The Obama administration’s insistence on further delaying a court ruling against the National Security Agency’s telephone surveillance program indicates the government actually was spying on “everyone,” charges a brief by the plaintiffs.
The administration is arguing that immediate compliance with an order to remove a few names and phone numbers from its database would effectively require that it shut down the whole program.
“This is absurd,” charged Larry Klayman of Freedom Watch, who sued the NSA over its telephone monitoring programs on behalf of himself and several others.

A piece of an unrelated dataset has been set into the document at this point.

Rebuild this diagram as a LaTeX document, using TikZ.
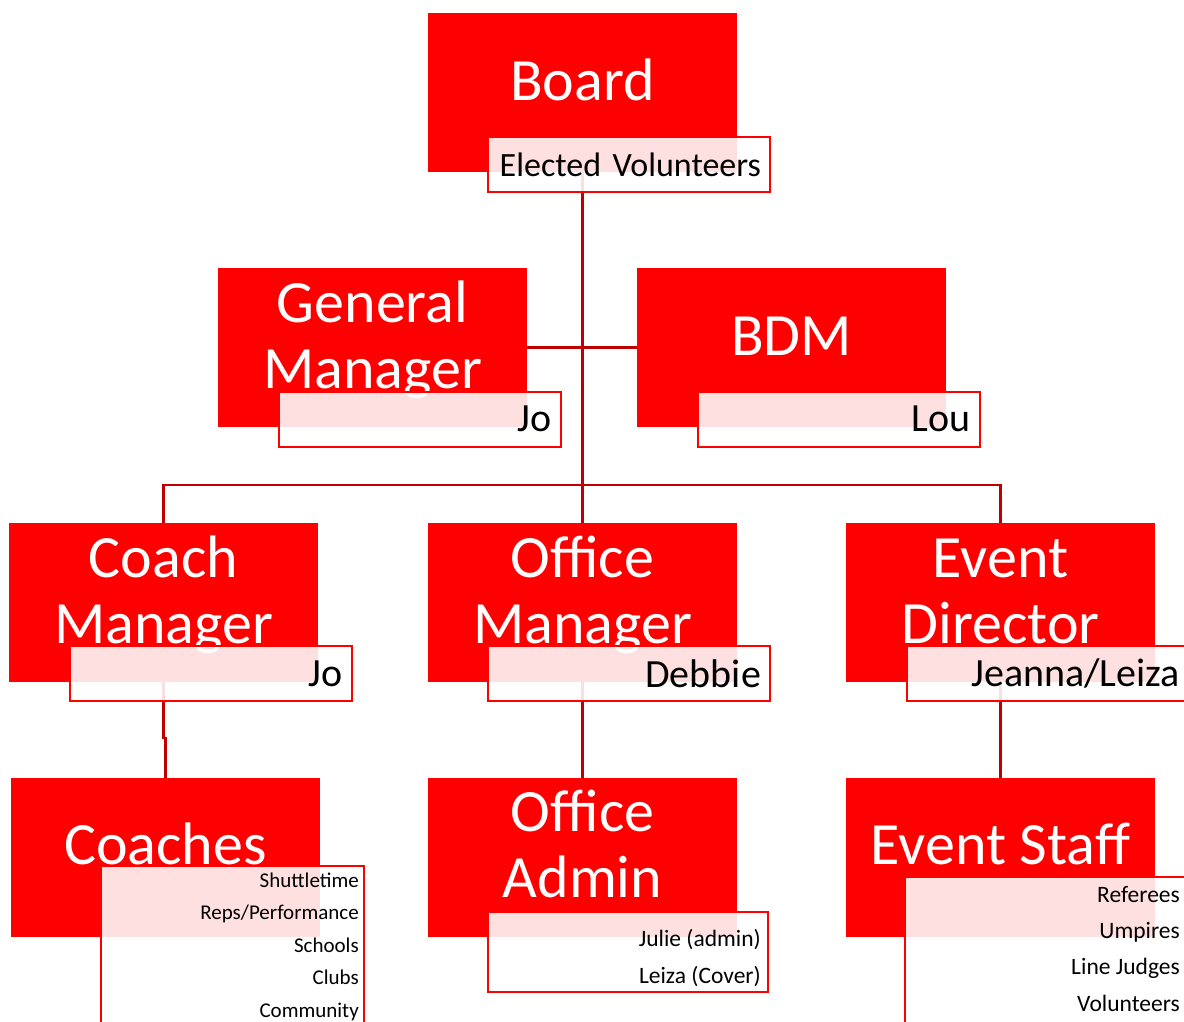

“Unequivocally, the public’s interest in combating terrorism is of paramount important for the United States and its citizens,” Klayman acknowledged. “But the notion that after being on notice of their constitutional violations and illegal activity for two years, appellants, with arguably (and hopefully) the highest technological supercomputer in the world, have failed to decipher a way to remove a mere two names or phone numbers from the database, first underscores that the database has never truly served its own purpose, and second, confirms the fact that the appellants have indeed been surveilling everyone.”
U.S. District Court Judge Richard Leon found the program likely unconstitutional and ordered the government immediately to stop collecting information from several plaintiffs. The Obama administration went to the U.S. Court of Appeals for the District of Columbia and asked the judges to delay the order.
Klayman on Thursday filed an argument against the administration’s request.
He noted that the judiciary has found that the loss of freedoms, “for even minimal periods of time, unquestionably constitutes irreparable injury.”
“This loss of constitutional freedoms is precisely what has occurred and is continuing to occur here. The only issue before this court prior to a full appeal is whether removing two names or phone numbers from their supercomputer would irreparable harm appellants. The answer is plainly no.”